Copy each line in which the string "page" occurs.
§
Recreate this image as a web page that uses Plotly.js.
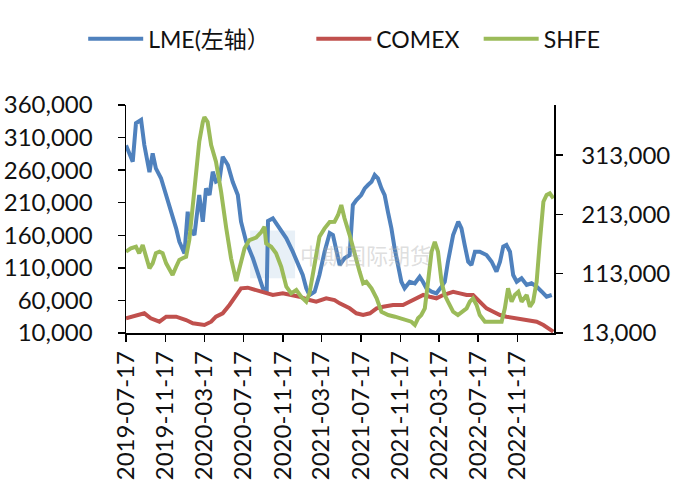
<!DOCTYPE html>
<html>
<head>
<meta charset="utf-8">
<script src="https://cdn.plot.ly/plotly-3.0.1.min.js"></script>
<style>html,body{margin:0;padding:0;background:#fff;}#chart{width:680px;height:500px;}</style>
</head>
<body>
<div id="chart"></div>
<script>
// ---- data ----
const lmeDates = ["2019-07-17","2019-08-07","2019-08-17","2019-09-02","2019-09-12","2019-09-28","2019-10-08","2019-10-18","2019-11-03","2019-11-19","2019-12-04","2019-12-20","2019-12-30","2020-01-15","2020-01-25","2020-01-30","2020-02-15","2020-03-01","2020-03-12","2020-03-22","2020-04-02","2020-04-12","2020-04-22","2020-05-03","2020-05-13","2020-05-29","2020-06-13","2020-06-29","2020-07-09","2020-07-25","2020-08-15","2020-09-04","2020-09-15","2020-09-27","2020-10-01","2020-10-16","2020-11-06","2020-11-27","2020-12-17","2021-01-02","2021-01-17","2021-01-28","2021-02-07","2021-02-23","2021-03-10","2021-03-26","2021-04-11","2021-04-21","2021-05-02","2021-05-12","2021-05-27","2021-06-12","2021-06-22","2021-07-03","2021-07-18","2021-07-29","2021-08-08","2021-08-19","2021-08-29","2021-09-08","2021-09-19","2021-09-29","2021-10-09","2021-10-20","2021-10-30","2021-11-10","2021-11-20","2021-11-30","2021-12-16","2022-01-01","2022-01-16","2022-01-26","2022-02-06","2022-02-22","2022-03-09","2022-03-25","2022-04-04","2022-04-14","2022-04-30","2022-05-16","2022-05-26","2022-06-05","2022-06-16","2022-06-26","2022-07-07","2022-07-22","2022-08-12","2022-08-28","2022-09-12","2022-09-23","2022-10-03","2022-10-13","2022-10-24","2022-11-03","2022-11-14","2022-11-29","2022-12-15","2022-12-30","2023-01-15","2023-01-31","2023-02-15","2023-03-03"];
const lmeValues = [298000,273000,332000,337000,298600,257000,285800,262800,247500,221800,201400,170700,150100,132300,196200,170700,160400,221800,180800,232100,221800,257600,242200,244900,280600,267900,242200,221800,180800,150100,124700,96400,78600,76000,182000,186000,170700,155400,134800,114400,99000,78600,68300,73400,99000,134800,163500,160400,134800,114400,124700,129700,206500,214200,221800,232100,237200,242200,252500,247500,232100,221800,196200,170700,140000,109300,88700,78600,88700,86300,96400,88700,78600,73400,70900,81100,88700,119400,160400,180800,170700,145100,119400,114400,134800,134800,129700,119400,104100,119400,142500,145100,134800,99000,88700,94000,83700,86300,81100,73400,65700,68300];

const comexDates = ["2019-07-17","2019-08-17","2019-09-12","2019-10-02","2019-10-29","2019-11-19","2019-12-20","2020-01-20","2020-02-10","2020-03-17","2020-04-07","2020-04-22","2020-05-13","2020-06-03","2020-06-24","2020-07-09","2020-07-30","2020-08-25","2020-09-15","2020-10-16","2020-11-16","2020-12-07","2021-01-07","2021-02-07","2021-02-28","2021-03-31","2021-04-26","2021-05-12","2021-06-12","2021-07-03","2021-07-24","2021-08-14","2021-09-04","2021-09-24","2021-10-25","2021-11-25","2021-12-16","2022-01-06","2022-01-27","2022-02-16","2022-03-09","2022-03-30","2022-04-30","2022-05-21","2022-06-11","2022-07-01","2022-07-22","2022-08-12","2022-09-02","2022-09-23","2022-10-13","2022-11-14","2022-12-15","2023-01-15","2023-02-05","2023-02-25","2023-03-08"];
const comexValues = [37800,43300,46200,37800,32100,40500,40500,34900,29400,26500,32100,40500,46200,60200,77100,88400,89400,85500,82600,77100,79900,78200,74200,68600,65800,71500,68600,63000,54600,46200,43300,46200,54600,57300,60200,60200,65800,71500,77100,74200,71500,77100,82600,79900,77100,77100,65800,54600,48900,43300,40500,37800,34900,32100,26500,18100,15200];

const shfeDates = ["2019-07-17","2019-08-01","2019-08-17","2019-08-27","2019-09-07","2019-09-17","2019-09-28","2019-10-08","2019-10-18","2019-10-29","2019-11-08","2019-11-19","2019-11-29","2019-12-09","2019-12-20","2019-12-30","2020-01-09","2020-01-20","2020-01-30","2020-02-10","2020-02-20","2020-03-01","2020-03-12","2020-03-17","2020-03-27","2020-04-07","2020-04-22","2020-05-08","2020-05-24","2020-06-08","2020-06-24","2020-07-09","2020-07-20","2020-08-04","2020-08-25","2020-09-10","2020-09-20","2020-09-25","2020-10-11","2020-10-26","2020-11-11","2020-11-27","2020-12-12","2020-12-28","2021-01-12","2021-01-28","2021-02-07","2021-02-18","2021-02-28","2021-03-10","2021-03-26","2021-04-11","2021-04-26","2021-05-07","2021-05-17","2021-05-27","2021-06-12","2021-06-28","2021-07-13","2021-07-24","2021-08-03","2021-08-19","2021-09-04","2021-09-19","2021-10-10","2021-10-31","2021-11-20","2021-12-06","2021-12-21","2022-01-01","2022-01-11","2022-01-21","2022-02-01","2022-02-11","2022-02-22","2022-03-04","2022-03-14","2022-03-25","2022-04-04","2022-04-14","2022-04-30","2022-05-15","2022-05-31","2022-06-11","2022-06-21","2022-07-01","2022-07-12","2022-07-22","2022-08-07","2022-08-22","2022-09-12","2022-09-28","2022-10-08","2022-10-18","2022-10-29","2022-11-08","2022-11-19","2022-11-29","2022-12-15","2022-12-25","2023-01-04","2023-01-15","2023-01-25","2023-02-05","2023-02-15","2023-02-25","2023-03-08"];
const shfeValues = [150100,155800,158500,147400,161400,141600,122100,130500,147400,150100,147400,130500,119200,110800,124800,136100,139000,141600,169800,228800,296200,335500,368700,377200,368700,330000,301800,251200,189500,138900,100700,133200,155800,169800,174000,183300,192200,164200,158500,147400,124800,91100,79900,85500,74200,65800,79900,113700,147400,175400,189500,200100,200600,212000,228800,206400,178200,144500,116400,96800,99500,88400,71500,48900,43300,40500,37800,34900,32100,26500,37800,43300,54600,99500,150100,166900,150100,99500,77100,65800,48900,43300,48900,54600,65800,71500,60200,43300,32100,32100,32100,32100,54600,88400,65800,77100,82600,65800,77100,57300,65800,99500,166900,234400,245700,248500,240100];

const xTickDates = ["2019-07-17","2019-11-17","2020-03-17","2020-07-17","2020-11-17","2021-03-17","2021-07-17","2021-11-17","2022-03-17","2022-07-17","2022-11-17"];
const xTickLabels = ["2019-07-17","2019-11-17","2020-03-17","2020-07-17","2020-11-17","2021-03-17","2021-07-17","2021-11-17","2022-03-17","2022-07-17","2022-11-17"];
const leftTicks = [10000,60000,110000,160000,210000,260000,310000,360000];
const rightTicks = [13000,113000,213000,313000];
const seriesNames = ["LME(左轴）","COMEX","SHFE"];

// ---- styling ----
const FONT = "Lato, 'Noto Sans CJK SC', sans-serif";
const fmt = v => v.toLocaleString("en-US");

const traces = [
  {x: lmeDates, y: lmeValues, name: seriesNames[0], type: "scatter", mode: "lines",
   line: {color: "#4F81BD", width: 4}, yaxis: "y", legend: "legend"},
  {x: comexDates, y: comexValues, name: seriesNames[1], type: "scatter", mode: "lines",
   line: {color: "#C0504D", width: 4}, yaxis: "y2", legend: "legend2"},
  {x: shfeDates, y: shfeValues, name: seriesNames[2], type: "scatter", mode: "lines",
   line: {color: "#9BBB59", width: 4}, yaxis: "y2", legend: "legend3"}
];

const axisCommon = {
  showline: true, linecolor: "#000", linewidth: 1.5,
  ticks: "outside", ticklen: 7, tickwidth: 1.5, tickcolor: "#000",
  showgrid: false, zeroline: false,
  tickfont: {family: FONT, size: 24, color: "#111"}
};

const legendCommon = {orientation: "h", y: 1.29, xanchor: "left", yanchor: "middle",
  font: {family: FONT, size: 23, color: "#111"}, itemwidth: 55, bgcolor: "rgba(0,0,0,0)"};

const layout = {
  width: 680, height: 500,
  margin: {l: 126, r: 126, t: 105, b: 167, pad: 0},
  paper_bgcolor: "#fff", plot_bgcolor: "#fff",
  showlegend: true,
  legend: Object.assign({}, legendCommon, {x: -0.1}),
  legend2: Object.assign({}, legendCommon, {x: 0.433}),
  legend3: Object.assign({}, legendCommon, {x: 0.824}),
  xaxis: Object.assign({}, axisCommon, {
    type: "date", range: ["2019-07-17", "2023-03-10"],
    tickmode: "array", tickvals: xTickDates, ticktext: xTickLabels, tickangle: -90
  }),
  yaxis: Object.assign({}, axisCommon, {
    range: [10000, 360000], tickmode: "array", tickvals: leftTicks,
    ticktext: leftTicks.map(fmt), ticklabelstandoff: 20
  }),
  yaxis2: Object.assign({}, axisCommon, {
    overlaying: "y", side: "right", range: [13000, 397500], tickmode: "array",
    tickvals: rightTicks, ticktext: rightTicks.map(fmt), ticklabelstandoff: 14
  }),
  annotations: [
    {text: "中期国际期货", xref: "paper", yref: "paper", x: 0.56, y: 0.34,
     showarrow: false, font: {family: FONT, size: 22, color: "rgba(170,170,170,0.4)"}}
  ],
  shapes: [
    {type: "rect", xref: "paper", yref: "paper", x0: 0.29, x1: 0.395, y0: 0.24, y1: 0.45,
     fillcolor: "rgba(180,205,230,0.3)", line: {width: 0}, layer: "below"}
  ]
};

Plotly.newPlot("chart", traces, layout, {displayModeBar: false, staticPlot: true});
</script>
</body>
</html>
§
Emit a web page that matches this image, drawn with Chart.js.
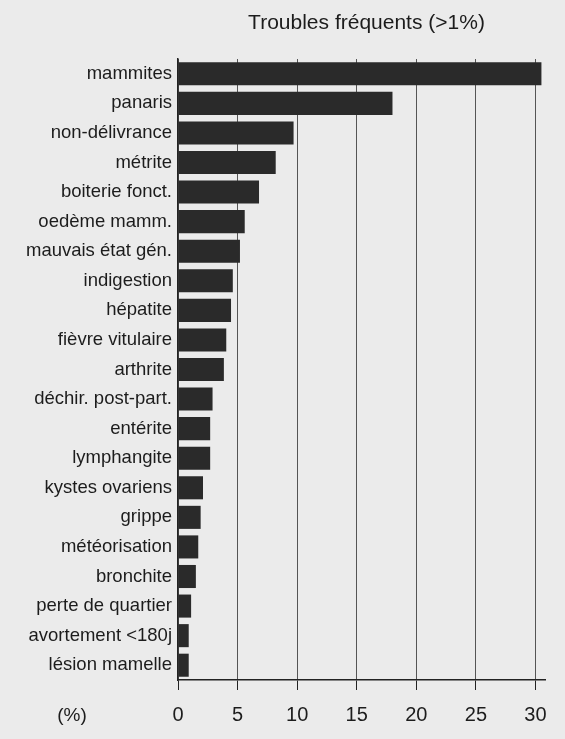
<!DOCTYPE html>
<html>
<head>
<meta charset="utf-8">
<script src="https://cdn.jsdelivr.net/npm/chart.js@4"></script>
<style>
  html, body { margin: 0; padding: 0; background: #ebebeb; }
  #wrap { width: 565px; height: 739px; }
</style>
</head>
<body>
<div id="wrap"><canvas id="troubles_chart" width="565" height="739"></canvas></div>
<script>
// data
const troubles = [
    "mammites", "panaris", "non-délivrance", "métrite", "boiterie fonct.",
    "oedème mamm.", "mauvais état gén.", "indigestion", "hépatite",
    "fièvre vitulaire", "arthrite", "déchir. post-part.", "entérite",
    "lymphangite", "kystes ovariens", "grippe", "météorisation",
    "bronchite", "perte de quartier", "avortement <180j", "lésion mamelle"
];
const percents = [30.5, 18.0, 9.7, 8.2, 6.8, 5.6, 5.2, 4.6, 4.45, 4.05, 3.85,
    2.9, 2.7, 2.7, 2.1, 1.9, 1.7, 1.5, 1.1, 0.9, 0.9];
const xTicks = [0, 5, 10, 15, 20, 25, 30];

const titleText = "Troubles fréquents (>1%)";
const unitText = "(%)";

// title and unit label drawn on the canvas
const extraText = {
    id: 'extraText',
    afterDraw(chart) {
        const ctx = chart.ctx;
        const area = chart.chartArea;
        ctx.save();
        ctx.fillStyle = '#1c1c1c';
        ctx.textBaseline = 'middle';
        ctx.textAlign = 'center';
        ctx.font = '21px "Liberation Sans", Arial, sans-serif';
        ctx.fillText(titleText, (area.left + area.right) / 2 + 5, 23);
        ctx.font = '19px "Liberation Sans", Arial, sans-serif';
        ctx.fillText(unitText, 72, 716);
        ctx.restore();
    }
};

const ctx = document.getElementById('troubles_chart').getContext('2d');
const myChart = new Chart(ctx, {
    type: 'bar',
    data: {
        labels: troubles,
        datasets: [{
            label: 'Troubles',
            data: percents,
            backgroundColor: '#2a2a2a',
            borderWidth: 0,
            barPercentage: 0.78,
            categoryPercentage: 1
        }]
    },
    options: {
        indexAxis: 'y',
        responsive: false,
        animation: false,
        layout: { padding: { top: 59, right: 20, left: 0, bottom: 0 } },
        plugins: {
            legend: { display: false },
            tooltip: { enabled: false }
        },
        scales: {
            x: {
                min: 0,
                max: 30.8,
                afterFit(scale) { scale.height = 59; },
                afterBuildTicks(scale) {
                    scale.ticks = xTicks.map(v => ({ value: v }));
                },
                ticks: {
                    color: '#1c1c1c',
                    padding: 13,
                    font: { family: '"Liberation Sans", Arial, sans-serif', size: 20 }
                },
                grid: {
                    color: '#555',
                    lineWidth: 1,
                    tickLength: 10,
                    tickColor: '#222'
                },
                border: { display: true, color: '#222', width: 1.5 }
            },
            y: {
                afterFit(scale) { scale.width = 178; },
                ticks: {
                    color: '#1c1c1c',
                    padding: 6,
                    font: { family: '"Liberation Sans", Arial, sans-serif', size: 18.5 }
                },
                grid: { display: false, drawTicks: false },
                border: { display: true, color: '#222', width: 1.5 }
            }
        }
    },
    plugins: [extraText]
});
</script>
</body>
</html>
§
CORRECT RESULT -
Recreate this image as a web page that uses Plotly.js.
Emit a web page that matches this image, drawn with Chart.js.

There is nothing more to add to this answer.